Uno de los grandes alicientes de la presente temporada de la Sinfónica de Galicia ha sido impulsar al máximo la participación de orquestas visitantes. Algo habitual con la Real Filharmonía de Galicia; este año hemos disfrutado de la Orquesta Sinfónica de Castilla y León, en el presente programa de la Sinfónica del Principado de Asturias y pronto de la Orquesta Nacional de España; todas con exigentes programas que ejemplifican el excelente nivel que atesoran las agrupaciones sinfónicas españolas.
En comparación con su visita del año pasado, en la cual había abordado un repertorio clásico, la OSPA ofreció un repertorio romántico que requirió una plantilla más amplia. Llegada el mismo día del concierto, tuvo que adaptarse en escasas horas a la complicada acústica del Palacio de la Ópera. No resultó un problema pues los músicos proyectaron un sonido compacto y equilibrado, sin que ninguna sección sobresaliese por encima de las demás.
Arrancó la noche con la tópica Romeo y Julieta de Tchaikovsky, tan escuchada que sólo una interpretación excepcional puede maravillar al oyente mínimamente avezado. No fue el caso. En parte pesó que fuese el primer contacto de la orquesta con la sala ocupada, pero tampoco ayudó la concepción de Ari Rasilainen, quien planteó una versión cerebral, tan correcta como poco conmovedora, sin transmitir la pasión y el drama que caracterizan esta música. Hasta los estremecedores pasajes de las cuerdas que preceden a la coda sonaron distantes y superficiales.

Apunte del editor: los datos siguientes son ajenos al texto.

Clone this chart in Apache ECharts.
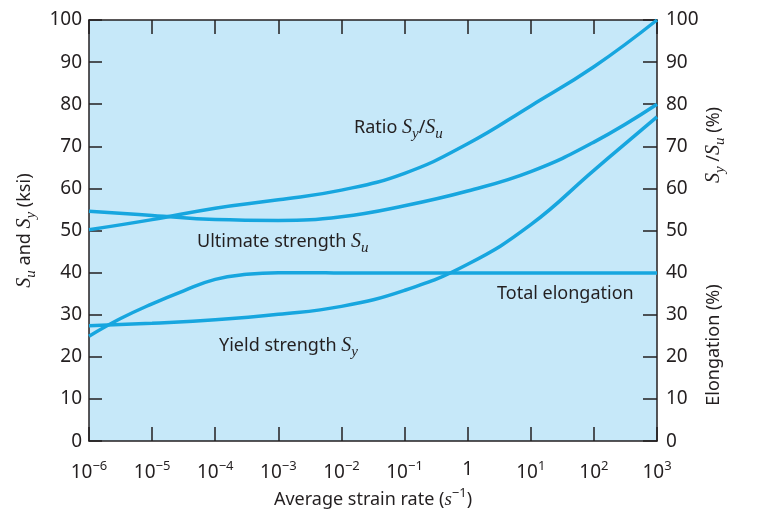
<!DOCTYPE html>
<html>
<head>
<meta charset="utf-8">
<script src="https://cdn.jsdelivr.net/npm/echarts@6/dist/echarts.min.js"></script>
<style>
html,body{margin:0;padding:0;background:#fff;}
#chart{width:759px;height:514px;}
</style>
</head>
<body>
<div id="chart"></div>
<script>
// x values: log10 of average strain rate (s^-1); the axis shows them as powers of ten
var ratioExp = [-6, -5, -4, -3, -2, -1, 0, 1, 2, 3];
var ratioVal = [50.2, 52.6, 55.3, 57.3, 59.6, 63.6, 70.6, 79.6, 88.9, 100];

var ultExp = [-6, -5, -4, -3, -2, -1, 0, 1, 2, 3];
var ultVal = [54.6, 53.6, 52.6, 52.4, 53.3, 55.9, 59.4, 64.0, 71.0, 80];

var yieldExp = [-6, -5, -4, -3, -2, -1, 0, 1, 2, 3];
var yieldVal = [27.4, 28.0, 28.8, 30.1, 32.0, 35.8, 42.0, 51.4, 64.3, 77];

var elongExp = [-6, -5.5, -5, -4.5, -4, -3.5, -3, -2.5, -2, -1, 0, 1, 2, 3];
var elongVal = [24.9, 29.1, 32.6, 35.7, 38.4, 39.6, 40.0, 40.0, 39.9, 39.9, 39.9, 39.9, 39.9, 39.9];

var xTickExps = [-6, -5, -4, -3, -2, -1, 0, 1, 2, 3];
var yTicks = [0, 10, 20, 30, 40, 50, 60, 70, 80, 90, 100];

var curveLabels = [
  'Ratio {s|S}{sub|y}{n|/}{s|S}{sub|u}',
  'Ultimate strength {s|S}{sub|u}',
  'Yield strength {s|S}{sub|y}',
  'Total elongation'
];

function pairs(ex, vals) {
  return ex.map(function (e, i) { return [e, vals[i]]; });
}

var INK = '#231f20';
var LINE = '#17a6df';
var FONT = 'Noto Sans';
var richBase = {
  s: {fontFamily: 'Liberation Serif', fontStyle: 'italic', fontSize: 20, color: INK},
  sub: {fontFamily: 'Liberation Serif', fontStyle: 'italic', fontSize: 15, color: INK, padding: [12, 0, 0, 0]},
  sup: {fontFamily: FONT, fontSize: 13, color: INK, padding: [0, 0, 12, 0]},
  n: {fontFamily: FONT, fontSize: 18, color: INK}
};

var chart = echarts.init(document.getElementById('chart'), null, {renderer: 'canvas'});

function lineSeries(ex, vals) {
  return {
    type: 'line',
    data: pairs(ex, vals),
    xAxisIndex: 0,
    yAxisIndex: 0,
    smooth: 0.45,
    showSymbol: false,
    symbol: 'none',
    lineStyle: {color: LINE, width: 3.5},
    clip: true,
    silent: true
  };
}

function expLabel(v) {
  var e = Math.round(v);
  if (xTickExps.indexOf(e) < 0) return '';
  if (e === 0) return '1';
  return '10{sup|' + (e < 0 ? '\u2212' : '') + Math.abs(e) + '}';
}

var axisLineStyle = {color: INK, width: 1.5};

var option = {
  animation: false,
  backgroundColor: '#ffffff',
  grid: {left: 89, right: 102, top: 20, bottom: 64, show: true, backgroundColor: '#c6e8f9', borderWidth: 0},
  xAxis: [{
    type: 'value', min: xTickExps[0], max: xTickExps[xTickExps.length - 1], interval: 1,
    position: 'bottom',
    axisLine: {show: true, onZero: false, lineStyle: axisLineStyle},
    axisTick: {show: true, inside: true, length: 14, lineStyle: axisLineStyle},
    splitLine: {show: false},
    axisLabel: {
      formatter: expLabel, color: INK, fontFamily: FONT, fontSize: 19, margin: 19,
      rich: {sup: richBase.sup}
    },
    name: 'Average strain rate ({si|s}{sup|\u22121})',
    nameLocation: 'middle', nameGap: 45,
    nameTextStyle: {color: INK, fontFamily: FONT, fontSize: 18,
      rich: {si: {fontFamily: 'Liberation Serif', fontStyle: 'italic', fontSize: 19, color: INK}, sup: richBase.sup}}
  }, {
    type: 'value', min: xTickExps[0], max: xTickExps[xTickExps.length - 1], interval: 1,
    position: 'top',
    axisLine: {show: true, onZero: false, lineStyle: axisLineStyle},
    axisTick: {show: true, inside: true, length: 14, lineStyle: axisLineStyle},
    axisLabel: {show: false},
    splitLine: {show: false}
  }],
  yAxis: [{
    type: 'value', min: yTicks[0], max: yTicks[yTicks.length - 1], interval: 10,
    position: 'left',
    axisLine: {show: true, onZero: false, lineStyle: axisLineStyle},
    axisTick: {show: true, inside: true, length: 13, lineStyle: axisLineStyle},
    splitLine: {show: false},
    axisLabel: {color: INK, fontFamily: FONT, fontSize: 19, margin: 7},
    name: '{s|S}{sub|u}{n| and }{s|S}{sub|y}{n| (ksi)}',
    nameLocation: 'middle', nameGap: 42, nameRotate: 90,
    nameTextStyle: {color: INK, fontFamily: FONT, fontSize: 18, rich: richBase}
  }, {
    type: 'value', min: yTicks[0], max: yTicks[yTicks.length - 1], interval: 10,
    position: 'right',
    axisLine: {show: true, onZero: false, lineStyle: axisLineStyle},
    axisTick: {show: true, inside: true, length: 14, lineStyle: axisLineStyle},
    splitLine: {show: false},
    axisLabel: {color: INK, fontFamily: FONT, fontSize: 19, margin: 9}
  }],
  series: [
    lineSeries(ratioExp, ratioVal),
    lineSeries(ultExp, ultVal),
    lineSeries(yieldExp, yieldVal),
    lineSeries(elongExp, elongVal)
  ],
  graphic: [
    {type: 'text', x: 354, y: 128, style: {text: curveLabels[0], fontFamily: FONT, fontSize: 18, fill: INK, verticalAlign: 'middle', rich: richBase}},
    {type: 'text', x: 197, y: 242, style: {text: curveLabels[1], fontFamily: FONT, fontSize: 18, fill: INK, verticalAlign: 'middle', rich: richBase}},
    {type: 'text', x: 219, y: 346, style: {text: curveLabels[2], fontFamily: FONT, fontSize: 18, fill: INK, verticalAlign: 'middle', rich: richBase}},
    {type: 'text', x: 497, y: 294, style: {text: curveLabels[3], fontFamily: FONT, fontSize: 18, fill: INK, verticalAlign: 'middle'}},
    {type: 'text', x: 714, y: 145, rotation: Math.PI / 2, style: {text: '{s|S}{sub|y}{n| /}{s|S}{sub|u}{n| (%)}', fontFamily: FONT, fontSize: 18, fill: INK, align: 'center', verticalAlign: 'middle', rich: richBase}},
    {type: 'text', x: 714, y: 345, rotation: Math.PI / 2, style: {text: 'Elongation (%)', fontFamily: FONT, fontSize: 18, fill: INK, align: 'center', verticalAlign: 'middle'}}
  ]
};
chart.setOption(option);
</script>
</body>
</html>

Todo cambió con la entrada del armenio Narek Hakhnazaryan. Medalla de oro en el Tchaikovsky de Moscú, atestiguamos las razones de tan señalada distinción. Para compensar la brevedad del concierto de Saint-Saëns, lo preludió con El cisne, el cual permitió calibrar muchas de sus virtudes; entre otras un maravilloso legato sobre el que sustenta un impecable sentido melódico, mágico en las transiciones. Un auténtico deleite. El Concierto para chelo núm. 1, de Saint-Saëns, es una obra que siempre deja una sensación ambivalente. Su inmensa inventiva temática y su complejidad armónica, no compensan la ausencia de fuerza dramática, típica de la obras de sus grandes contemporáneos. Parecía misión imposible para Hakhnazaryan transportarnos con esta música, sin embargo, la interpretación fue abrumadora de principio a fin, gracias a una técnica prodigiosa: sólida en la mano izquierda y en el arco, un muy grato control del vibrato y una afinación precisa. A esto hay que añadir una inmensa expresividad musical que permitió multiplicar la belleza y emoción de esta obra. El único pero sería el sonido, no excesivamente poderoso, imagino que insuficiente para la inmensidad del Palacio de la Ópera, aunque a juzgar por la entusiasta respuesta del público bien pudo no ser así. Como propina, una pieza fetiche del compositor, directamente vinculada al drama de su nación, la Lamentatio de Giovanni Sollima, desbordante tanto en emociones como en dificultades técnicas.